All the dishes can be made in 20-30 minutes, but if you want to explore other options, there are more complex variations for longer term cooking projects. And if, like me, you’re sick of cleaning, they’ve got most of the dishes down to a knife, cutting board, bowl and pot. Bless them!
First we tried the Larb, a Thai dish that I’ve always loved and made a version of a few times on my own. Omsom calls for ground chicken, but we used what we had, which was a mix of ground turkey and ground pork. All you do is sauté the meat, add the sauce, some chopped cilantro and scallions, toss with toasted rice powder (included), mint, sliced shallots and serve.

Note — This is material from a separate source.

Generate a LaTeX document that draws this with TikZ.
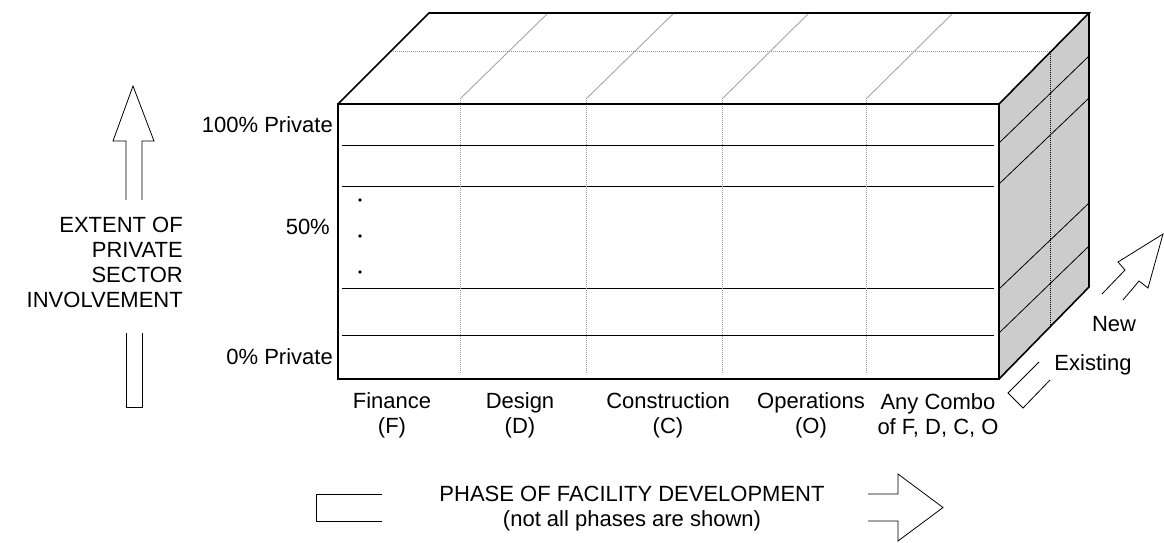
\documentclass[tikz,border=0pt]{standalone}
\usepackage{fontspec}
\setmainfont{Liberation Sans}
\begin{document}
\begin{tikzpicture}[x=1pt,y=-1pt,
  boxedge/.style={line width=1.6pt, line join=miter},
  rowline/.style={line width=0.8pt},
  colline/.style={black!40, line width=1pt, densely dotted},
  sidedot/.style={black, line width=1pt, densely dotted},
  topline/.style={black!35, line width=0.9pt},
  hollow/.style={line width=0.8pt, line join=miter},
  lbl/.style={inner sep=0pt, font=\fontsize{22}{25}\selectfont},
  dotmark/.style={fill=black}]
\useasboundingbox (0,0) rectangle (1164,542);
% side face
\fill[gray!40] (999,104) -- (1089,13) -- (1089,287) -- (999,379) -- cycle;
\draw[rowline] (999,143) -- (1089,56);
\draw[rowline] (999,184) -- (1089,98);
\draw[rowline] (999,289) -- (1089,203);
\draw[rowline] (999,333) -- (1089,246);
\draw[sidedot] (1050,52) -- (1050,327);
% top face middle line
\draw[colline] (393,51) -- (1050,51);
% front face rows
\foreach \y in {145,186,288,335} \draw[rowline] (342,\y) -- (994,\y);
% columns and top diagonals
\foreach \x/\xt in {460/548,586/674,722/809,866/953}{
  \draw[colline] (\x,373) -- (\x,99);
  \draw[topline] (\x,99) -- (\xt,13);
}
% outlines
\draw[boxedge] (338,104) rectangle (999,379);
\draw[boxedge] (338,104) -- (429,13) -- (1089,13) -- (999,104);
\draw[boxedge] (1089,13) -- (1089,287) -- (999,379);
% dots
\foreach \y in {200,236,272} \fill[dotmark] (360,\y) circle (1.8);
% left labels
\node[lbl, anchor=base east] (p100) at (333,132) {100\% Private};
\node[lbl, anchor=base east] (p50) at (330,234) {50\%};
\node[lbl, anchor=base east] (p0) at (333,364) {0\% Private};
% vertical hollow arrow
\draw[hollow] (126,200) -- (126,141) -- (113,141) -- (133,86) -- (154,141) -- (142,141) -- (142,200);
\draw[hollow] (126,333) -- (126,407) -- (142,407) -- (142,333);
\node[lbl, anchor=east, align=right] (extent) at (183,262.5) {EXTENT OF\\PRIVATE\\SECTOR\\INVOLVEMENT};
% column labels
\node[lbl, align=center] (fin) at (392,415) {Finance\\(F)};
\node[lbl, align=center] (des) at (520,415) {Design\\(D)};
\node[lbl, align=center] (con) at (668,415) {Construction\\(C)};
\node[lbl, align=center] (ope) at (811,415) {Operations\\(O)};
\node[lbl, align=center] (any) at (938,415) {Any Combo\\of F, D, C, O};
% horizontal hollow arrow
\draw[hollow] (382,494) -- (316,494) -- (316,521) -- (382,521);
\draw[hollow] (868,494) -- (898,494) -- (898,474) -- (943,507.5) -- (898,541) -- (898,521) -- (868,521);
\node[lbl, align=center] (phase) at (632,509) {PHASE OF FACILITY DEVELOPMENT\\(not all phases are shown)};
% depth arrow
\draw[hollow] (1102,294) -- (1125,270) -- (1118,262) -- (1163,234) -- (1148,288) -- (1139,281) -- (1123,300);
\draw[hollow] (1039,362) -- (1008,393) -- (1023,408) -- (1050,380);
\node[lbl, anchor=base] (new) at (1114,331) {New};
\node[lbl, anchor=base] (exist) at (1093,370) {Existing};
\end{tikzpicture}
\end{document}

It was so easy to make, and tasted great! It’s the kind of thing I could eat all the time (and quickly devoured the leftovers the next day)! I’ve got more ground pork in the freezer and am ready to make another batch at the drop of a hat. Great stuff!
Moving along, we made the Vietnamese Lemongrass BBQ. I got some thinly sliced pork cutlets at the market, so I could skip the first step of freezing and slicing the pork. This one marinates, so if you have time, give it an overnight in the fridge. We did and then chose to cook it under the broiler. Omsom gives you directions for stovetop or oven/broiler cooking (or if you had a grill…). They suggest that you serve it with Mama Pham’s Nuoc Mam dipping sauce, so I made a batch and served it with rice grits (standing in for Vietnamese broken rice). The lemongrass BBQ was good, not quite as assertive as the Larb seasoning, but combined with the dipping sauce, made it into another great dinner! Even if you don’t use the Omsom starter packets, you need to keep some of the dipping sauce in your fridge.
Next up for us will be the Filipino Sisig. Pork belly is on my shopping list and we’re looking forward to giving this a try.
The starter packs are available individually or as a set. I got the set (and sent one as a gift). Since I wrote this a year ago, they’ve added an East Asian set (China, Japan, Korea–pictured above and all delicious) and a special one-of from Pepper Tiegan, which I haven’t tried yet (but since I’m about to place another order…). Enjoy!